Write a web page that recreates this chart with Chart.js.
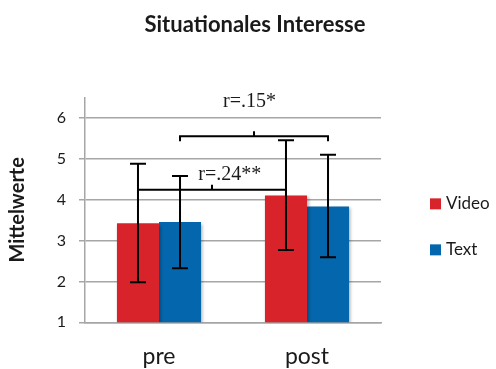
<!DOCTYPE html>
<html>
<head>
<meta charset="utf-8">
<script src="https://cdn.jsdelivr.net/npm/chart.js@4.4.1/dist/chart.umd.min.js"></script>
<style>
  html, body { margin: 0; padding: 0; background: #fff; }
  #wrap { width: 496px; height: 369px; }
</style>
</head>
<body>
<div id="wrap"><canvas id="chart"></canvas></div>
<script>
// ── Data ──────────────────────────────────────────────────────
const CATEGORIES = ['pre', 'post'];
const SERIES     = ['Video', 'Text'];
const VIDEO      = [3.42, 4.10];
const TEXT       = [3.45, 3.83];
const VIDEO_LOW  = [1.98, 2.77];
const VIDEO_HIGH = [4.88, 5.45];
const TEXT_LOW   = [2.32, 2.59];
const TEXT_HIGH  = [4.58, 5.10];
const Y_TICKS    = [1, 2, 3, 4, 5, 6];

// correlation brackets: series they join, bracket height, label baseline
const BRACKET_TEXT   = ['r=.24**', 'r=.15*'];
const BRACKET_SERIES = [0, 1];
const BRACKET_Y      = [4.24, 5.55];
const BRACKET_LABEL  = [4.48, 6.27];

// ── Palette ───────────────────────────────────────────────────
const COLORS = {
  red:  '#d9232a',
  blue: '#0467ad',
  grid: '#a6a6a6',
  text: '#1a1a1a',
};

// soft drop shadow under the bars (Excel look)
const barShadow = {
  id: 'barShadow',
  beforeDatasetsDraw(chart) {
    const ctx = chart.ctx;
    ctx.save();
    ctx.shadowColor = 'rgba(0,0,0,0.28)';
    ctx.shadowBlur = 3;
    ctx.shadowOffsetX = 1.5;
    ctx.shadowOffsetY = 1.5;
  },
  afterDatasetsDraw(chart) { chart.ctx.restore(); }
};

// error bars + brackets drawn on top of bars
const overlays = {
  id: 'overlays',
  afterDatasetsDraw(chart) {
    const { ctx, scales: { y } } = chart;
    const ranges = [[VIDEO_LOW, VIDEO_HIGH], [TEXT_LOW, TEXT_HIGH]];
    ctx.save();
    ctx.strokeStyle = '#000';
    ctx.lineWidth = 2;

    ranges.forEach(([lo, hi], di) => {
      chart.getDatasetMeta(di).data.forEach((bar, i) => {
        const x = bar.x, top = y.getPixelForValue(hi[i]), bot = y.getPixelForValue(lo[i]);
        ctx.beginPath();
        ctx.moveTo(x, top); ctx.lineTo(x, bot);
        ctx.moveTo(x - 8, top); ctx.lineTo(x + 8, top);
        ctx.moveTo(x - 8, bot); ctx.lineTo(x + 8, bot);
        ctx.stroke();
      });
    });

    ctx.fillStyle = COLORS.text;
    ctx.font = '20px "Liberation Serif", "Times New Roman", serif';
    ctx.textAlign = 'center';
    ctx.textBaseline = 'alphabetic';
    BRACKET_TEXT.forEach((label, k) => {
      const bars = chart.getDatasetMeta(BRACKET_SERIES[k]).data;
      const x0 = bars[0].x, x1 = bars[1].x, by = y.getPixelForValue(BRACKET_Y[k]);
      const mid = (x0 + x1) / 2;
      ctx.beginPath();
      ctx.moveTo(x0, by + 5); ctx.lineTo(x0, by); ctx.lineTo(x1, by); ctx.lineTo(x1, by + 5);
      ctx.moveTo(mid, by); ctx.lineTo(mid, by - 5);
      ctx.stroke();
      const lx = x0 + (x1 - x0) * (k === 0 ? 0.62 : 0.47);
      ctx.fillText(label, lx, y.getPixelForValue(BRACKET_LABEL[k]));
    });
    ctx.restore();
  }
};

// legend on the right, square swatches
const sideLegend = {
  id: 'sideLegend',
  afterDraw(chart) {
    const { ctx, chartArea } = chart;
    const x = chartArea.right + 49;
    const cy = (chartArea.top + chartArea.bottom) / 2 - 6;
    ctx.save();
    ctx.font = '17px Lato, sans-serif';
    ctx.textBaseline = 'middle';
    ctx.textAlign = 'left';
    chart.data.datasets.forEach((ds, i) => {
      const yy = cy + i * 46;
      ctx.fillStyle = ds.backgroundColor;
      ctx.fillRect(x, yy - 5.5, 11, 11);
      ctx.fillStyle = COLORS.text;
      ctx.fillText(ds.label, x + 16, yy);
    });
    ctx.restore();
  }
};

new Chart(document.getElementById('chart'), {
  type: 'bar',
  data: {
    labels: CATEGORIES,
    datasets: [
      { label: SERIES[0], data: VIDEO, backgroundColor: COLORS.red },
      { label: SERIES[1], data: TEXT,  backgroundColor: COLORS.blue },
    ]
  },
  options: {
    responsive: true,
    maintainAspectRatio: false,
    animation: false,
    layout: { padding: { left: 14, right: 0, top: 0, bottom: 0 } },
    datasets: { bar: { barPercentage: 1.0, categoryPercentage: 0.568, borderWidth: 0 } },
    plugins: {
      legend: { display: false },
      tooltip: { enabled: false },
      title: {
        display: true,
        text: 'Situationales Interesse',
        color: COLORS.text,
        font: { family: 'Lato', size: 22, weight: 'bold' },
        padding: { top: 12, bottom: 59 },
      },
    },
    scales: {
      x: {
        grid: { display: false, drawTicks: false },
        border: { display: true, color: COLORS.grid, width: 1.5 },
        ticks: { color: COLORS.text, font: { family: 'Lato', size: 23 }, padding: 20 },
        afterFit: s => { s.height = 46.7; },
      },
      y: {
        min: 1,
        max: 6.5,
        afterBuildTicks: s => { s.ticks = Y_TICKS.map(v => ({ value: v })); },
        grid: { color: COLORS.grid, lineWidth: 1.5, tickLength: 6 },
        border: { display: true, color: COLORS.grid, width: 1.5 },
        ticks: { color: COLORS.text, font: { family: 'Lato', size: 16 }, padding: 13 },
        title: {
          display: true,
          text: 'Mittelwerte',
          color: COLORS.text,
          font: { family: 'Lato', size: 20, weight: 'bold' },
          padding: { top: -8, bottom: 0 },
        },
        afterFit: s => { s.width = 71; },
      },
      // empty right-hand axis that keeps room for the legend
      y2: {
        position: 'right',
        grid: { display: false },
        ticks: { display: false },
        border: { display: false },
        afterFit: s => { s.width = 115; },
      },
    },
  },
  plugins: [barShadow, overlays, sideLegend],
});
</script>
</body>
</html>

» WRITTEN INSTRUCTION:
Copy the whole of the material above exactly, but not its images.

» SOLUTION TO THE EXERCISE:
Write a web page that recreates this chart with Chart.js.
<!DOCTYPE html>
<html>
<head>
<meta charset="utf-8">
<script src="https://cdn.jsdelivr.net/npm/chart.js@4.4.1/dist/chart.umd.min.js"></script>
<style>
  html, body { margin: 0; padding: 0; background: #fff; }
  #wrap { width: 496px; height: 369px; }
</style>
</head>
<body>
<div id="wrap"><canvas id="chart"></canvas></div>
<script>
// ── Data ──────────────────────────────────────────────────────
const CATEGORIES = ['pre', 'post'];
const SERIES     = ['Video', 'Text'];
const VIDEO      = [3.42, 4.10];
const TEXT       = [3.45, 3.83];
const VIDEO_LOW  = [1.98, 2.77];
const VIDEO_HIGH = [4.88, 5.45];
const TEXT_LOW   = [2.32, 2.59];
const TEXT_HIGH  = [4.58, 5.10];
const Y_TICKS    = [1, 2, 3, 4, 5, 6];

// correlation brackets: series they join, bracket height, label baseline
const BRACKET_TEXT   = ['r=.24**', 'r=.15*'];
const BRACKET_SERIES = [0, 1];
const BRACKET_Y      = [4.24, 5.55];
const BRACKET_LABEL  = [4.48, 6.27];

// ── Palette ───────────────────────────────────────────────────
const COLORS = {
  red:  '#d9232a',
  blue: '#0467ad',
  grid: '#a6a6a6',
  text: '#1a1a1a',
};

// soft drop shadow under the bars (Excel look)
const barShadow = {
  id: 'barShadow',
  beforeDatasetsDraw(chart) {
    const ctx = chart.ctx;
    ctx.save();
    ctx.shadowColor = 'rgba(0,0,0,0.28)';
    ctx.shadowBlur = 3;
    ctx.shadowOffsetX = 1.5;
    ctx.shadowOffsetY = 1.5;
  },
  afterDatasetsDraw(chart) { chart.ctx.restore(); }
};

// error bars + brackets drawn on top of bars
const overlays = {
  id: 'overlays',
  afterDatasetsDraw(chart) {
    const { ctx, scales: { y } } = chart;
    const ranges = [[VIDEO_LOW, VIDEO_HIGH], [TEXT_LOW, TEXT_HIGH]];
    ctx.save();
    ctx.strokeStyle = '#000';
    ctx.lineWidth = 2;

    ranges.forEach(([lo, hi], di) => {
      chart.getDatasetMeta(di).data.forEach((bar, i) => {
        const x = bar.x, top = y.getPixelForValue(hi[i]), bot = y.getPixelForValue(lo[i]);
        ctx.beginPath();
        ctx.moveTo(x, top); ctx.lineTo(x, bot);
        ctx.moveTo(x - 8, top); ctx.lineTo(x + 8, top);
        ctx.moveTo(x - 8, bot); ctx.lineTo(x + 8, bot);
        ctx.stroke();
      });
    });

    ctx.fillStyle = COLORS.text;
    ctx.font = '20px "Liberation Serif", "Times New Roman", serif';
    ctx.textAlign = 'center';
    ctx.textBaseline = 'alphabetic';
    BRACKET_TEXT.forEach((label, k) => {
      const bars = chart.getDatasetMeta(BRACKET_SERIES[k]).data;
      const x0 = bars[0].x, x1 = bars[1].x, by = y.getPixelForValue(BRACKET_Y[k]);
      const mid = (x0 + x1) / 2;
      ctx.beginPath();
      ctx.moveTo(x0, by + 5); ctx.lineTo(x0, by); ctx.lineTo(x1, by); ctx.lineTo(x1, by + 5);
      ctx.moveTo(mid, by); ctx.lineTo(mid, by - 5);
      ctx.stroke();
      const lx = x0 + (x1 - x0) * (k === 0 ? 0.62 : 0.47);
      ctx.fillText(label, lx, y.getPixelForValue(BRACKET_LABEL[k]));
    });
    ctx.restore();
  }
};

// legend on the right, square swatches
const sideLegend = {
  id: 'sideLegend',
  afterDraw(chart) {
    const { ctx, chartArea } = chart;
    const x = chartArea.right + 49;
    const cy = (chartArea.top + chartArea.bottom) / 2 - 6;
    ctx.save();
    ctx.font = '17px Lato, sans-serif';
    ctx.textBaseline = 'middle';
    ctx.textAlign = 'left';
    chart.data.datasets.forEach((ds, i) => {
      const yy = cy + i * 46;
      ctx.fillStyle = ds.backgroundColor;
      ctx.fillRect(x, yy - 5.5, 11, 11);
      ctx.fillStyle = COLORS.text;
      ctx.fillText(ds.label, x + 16, yy);
    });
    ctx.restore();
  }
};

new Chart(document.getElementById('chart'), {
  type: 'bar',
  data: {
    labels: CATEGORIES,
    datasets: [
      { label: SERIES[0], data: VIDEO, backgroundColor: COLORS.red },
      { label: SERIES[1], data: TEXT,  backgroundColor: COLORS.blue },
    ]
  },
  options: {
    responsive: true,
    maintainAspectRatio: false,
    animation: false,
    layout: { padding: { left: 14, right: 0, top: 0, bottom: 0 } },
    datasets: { bar: { barPercentage: 1.0, categoryPercentage: 0.568, borderWidth: 0 } },
    plugins: {
      legend: { display: false },
      tooltip: { enabled: false },
      title: {
        display: true,
        text: 'Situationales Interesse',
        color: COLORS.text,
        font: { family: 'Lato', size: 22, weight: 'bold' },
        padding: { top: 12, bottom: 59 },
      },
    },
    scales: {
      x: {
        grid: { display: false, drawTicks: false },
        border: { display: true, color: COLORS.grid, width: 1.5 },
        ticks: { color: COLORS.text, font: { family: 'Lato', size: 23 }, padding: 20 },
        afterFit: s => { s.height = 46.7; },
      },
      y: {
        min: 1,
        max: 6.5,
        afterBuildTicks: s => { s.ticks = Y_TICKS.map(v => ({ value: v })); },
        grid: { color: COLORS.grid, lineWidth: 1.5, tickLength: 6 },
        border: { display: true, color: COLORS.grid, width: 1.5 },
        ticks: { color: COLORS.text, font: { family: 'Lato', size: 16 }, padding: 13 },
        title: {
          display: true,
          text: 'Mittelwerte',
          color: COLORS.text,
          font: { family: 'Lato', size: 20, weight: 'bold' },
          padding: { top: -8, bottom: 0 },
        },
        afterFit: s => { s.width = 71; },
      },
      // empty right-hand axis that keeps room for the legend
      y2: {
        position: 'right',
        grid: { display: false },
        ticks: { display: false },
        border: { display: false },
        afterFit: s => { s.width = 115; },
      },
    },
  },
  plugins: [barShadow, overlays, sideLegend],
});
</script>
</body>
</html>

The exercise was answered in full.